Even the site of divine self-disclosure in Jesus Christ reveals God as unknown, dwelling in inaccessible light.
During eras of certain interpretive grids – certain absolutist ways of reading – pluriform reading of Holy Writ was invariably a bad and divisive thing, something to be overcome. But the Jewish people have always had a wonderful tradition, Midrash, which acknowledged that because Scripture is alive, we always have something to contribute to its meaning. Just like Einstein and others discovered that the very act of scientific measurement affected what’s being measured, so our act of reading Scripture impacts its meaning. This isn’t something to be avoided; it’s a gift of the Holy Spirit to the interpretive community, the church. This is (some would say) part of what Jesus means when he gives us the holy responsibility to ‘bind and loose,’ earth’s readings impacting heaven.

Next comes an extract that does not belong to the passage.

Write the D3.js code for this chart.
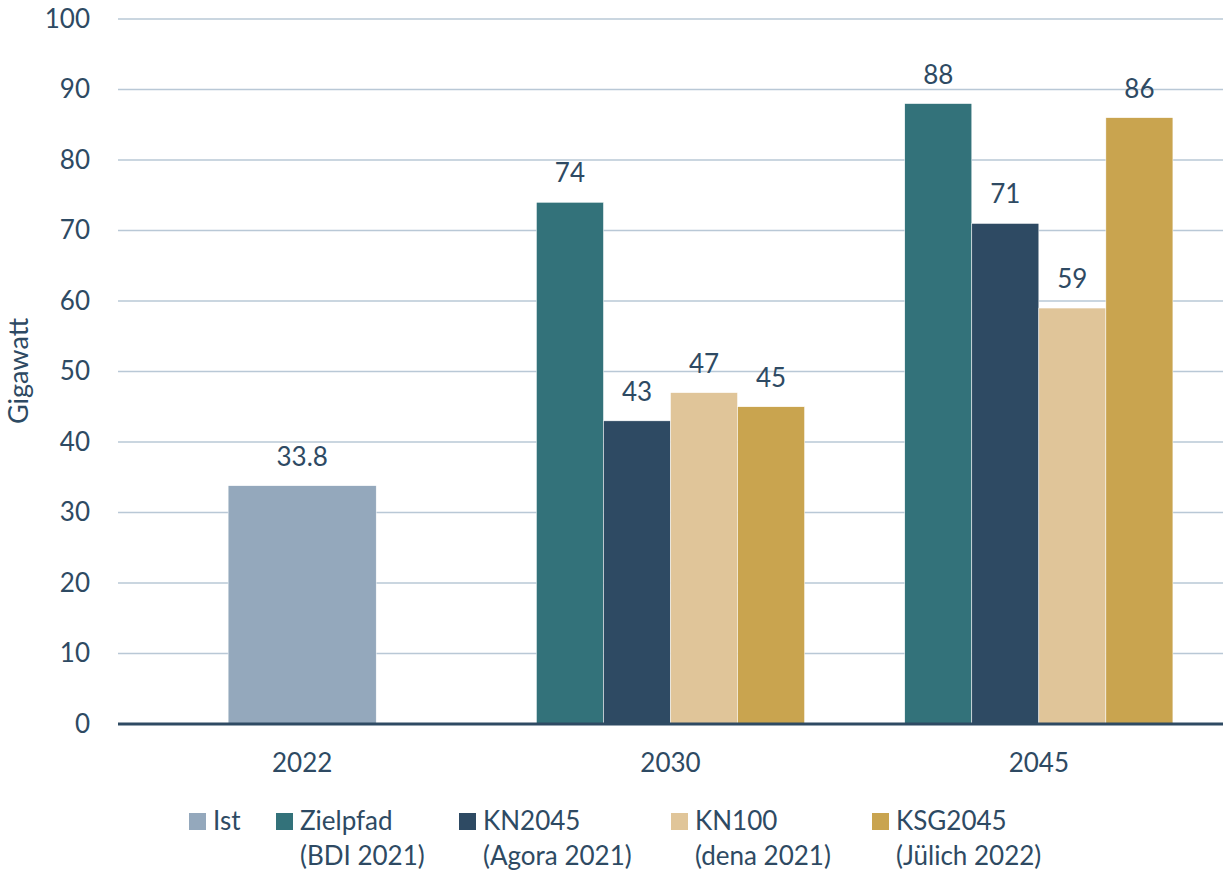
<!DOCTYPE html>
<html>
<head>
<meta charset="utf-8">
<script src="https://cdn.jsdelivr.net/npm/d3@7"></script>
<style>
  body { margin: 0; background: #fff; }
  svg { font-family: Lato, "Open Sans", sans-serif; }
</style>
</head>
<body>
<div id="chart"></div>
<script>
// Data
const years = ["2022", "2030", "2045"];
const seriesNames = ["Ist", "Zielpfad", "KN2045", "KN100", "KSG2045"];
const seriesSub = ["", "(BDI 2021)", "(Agora 2021)", "(dena 2021)", "(Jülich 2022)"];
const seriesColors = ["#94a8bc", "#33727a", "#2e4a63", "#e0c599", "#c9a44f"];
// values per series for each year (null = not present)
const ist = [33.8, null, null];
const zielpfad = [null, 74, 88];
const kn2045 = [null, 43, 71];
const kn100 = [null, 47, 59];
const ksg2045 = [null, 45, 86];
const yTicks = [0, 10, 20, 30, 40, 50, 60, 70, 80, 90, 100];

const seriesValues = [ist, zielpfad, kn2045, kn100, ksg2045];
const textColor = "#2e4a63";
const fontSize = "26px";

const W = 1223, H = 872;
const margin = { top: 19, right: 0, bottom: 148, left: 118 };
const width = W - margin.left - margin.right;
const height = H - margin.top - margin.bottom;

const svg = d3.select("#chart").append("svg")
    .attr("width", W)
    .attr("height", H);

const g = svg.append("g")
    .attr("transform", `translate(${margin.left},${margin.top})`);

const x = d3.scaleBand().domain(years).range([0, width]).padding(0);
const y = d3.scaleLinear().domain([0, 100]).range([height, 0]);

// Gridlines
g.append("g")
    .selectAll("line")
    .data(yTicks.filter(t => t > 0))
    .join("line")
    .attr("x1", 0)
    .attr("x2", width)
    .attr("y1", d => y(d))
    .attr("y2", d => y(d))
    .style("stroke", "#b9c8d6")
    .style("stroke-width", 1.6);

// Y axis labels
const yAxis = g.append("g")
    .call(d3.axisLeft(y).tickValues(yTicks).tickSize(0).tickPadding(28));
yAxis.select(".domain").remove();
yAxis.selectAll("text")
    .style("font-size", fontSize)
    .style("font-family", "Lato, 'Open Sans', sans-serif")
    .style("fill", textColor);

// Bars
const bars = [];
years.forEach((yr, i) => {
    const present = seriesNames.map((s, j) => j).filter(j => seriesValues[j][i] != null);
    const n = present.length;
    const bw = n === 1 ? x.bandwidth() * 0.402 : x.bandwidth() * 0.182;
    const start = x(yr) + x.bandwidth() / 2 - bw * n / 2;
    present.forEach((j, k) => {
        bars.push({ year: yr, series: j, value: seriesValues[j][i], x: start + k * bw, w: bw });
    });
});

g.append("g")
    .selectAll("rect")
    .data(bars)
    .join("rect")
    .attr("x", d => d.x)
    .attr("width", d => d.w)
    .attr("y", d => y(d.value))
    .attr("height", d => y(0) - y(d.value))
    .style("fill", d => seriesColors[d.series])
    .style("stroke", "#ffffff")
    .style("stroke-width", 0.5);

g.append("g")
    .selectAll("text")
    .data(bars)
    .join("text")
    .attr("x", d => d.x + d.w / 2)
    .attr("y", d => y(d.value) - 20)
    .attr("text-anchor", "middle")
    .style("font-size", fontSize)
    .style("fill", textColor)
    .text(d => d.value);

// Baseline
g.append("line")
    .attr("x1", 0)
    .attr("x2", width)
    .attr("y1", y(0))
    .attr("y2", y(0))
    .style("stroke", textColor)
    .style("stroke-width", 3);

// X axis labels
const xAxis = g.append("g")
    .attr("transform", `translate(0,${height})`)
    .call(d3.axisBottom(x).tickSize(0).tickPadding(0));
xAxis.select(".domain").remove();
xAxis.selectAll("text")
    .attr("y", 48)
    .attr("dy", 0)
    .style("font-size", fontSize)
    .style("font-family", "Lato, 'Open Sans', sans-serif")
    .style("fill", textColor);

// Y title
svg.append("text")
    .attr("transform", "rotate(-90)")
    .attr("x", -371)
    .attr("y", 28)
    .attr("text-anchor", "middle")
    .style("font-size", "27px")
    .style("fill", textColor)
    .text("Gigawatt");

// Legend
const legendX = [189, 276, 459, 671, 872];
const legend = svg.append("g");
const items = legend.selectAll("g")
    .data(seriesNames)
    .join("g")
    .attr("transform", (d, i) => `translate(${legendX[i]}, 813)`);

items.append("rect")
    .attr("width", 17)
    .attr("height", 17)
    .style("fill", (d, i) => seriesColors[i]);

items.append("text")
    .attr("x", 24)
    .attr("y", 17)
    .style("font-size", fontSize)
    .style("fill", textColor)
    .text(d => d);

items.append("text")
    .attr("x", 24)
    .attr("y", 52)
    .style("font-size", fontSize)
    .style("fill", textColor)
    .text((d, i) => seriesSub[i]);
</script>
</body>
</html>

I think we’re entering a fertile period of Christian spirituality; one where we recognize that we’re all at different stages of growth, and Jesus himself is the ultimate Truth – not a finite proposition. Some recommended reading on this: God Without Being by Jean-Luc Marion; What Would Jesus Deconstruct? by Jack Caputo; Overcoming Onto-Theology: Toward a Postmodern Christian Faith by Merold Westphal; Texts Under Negotiation by Walter Brueggemann; The Fidelity of Betrayal by Pete Rollins; and The Great Emergence by Phyllis Tickle.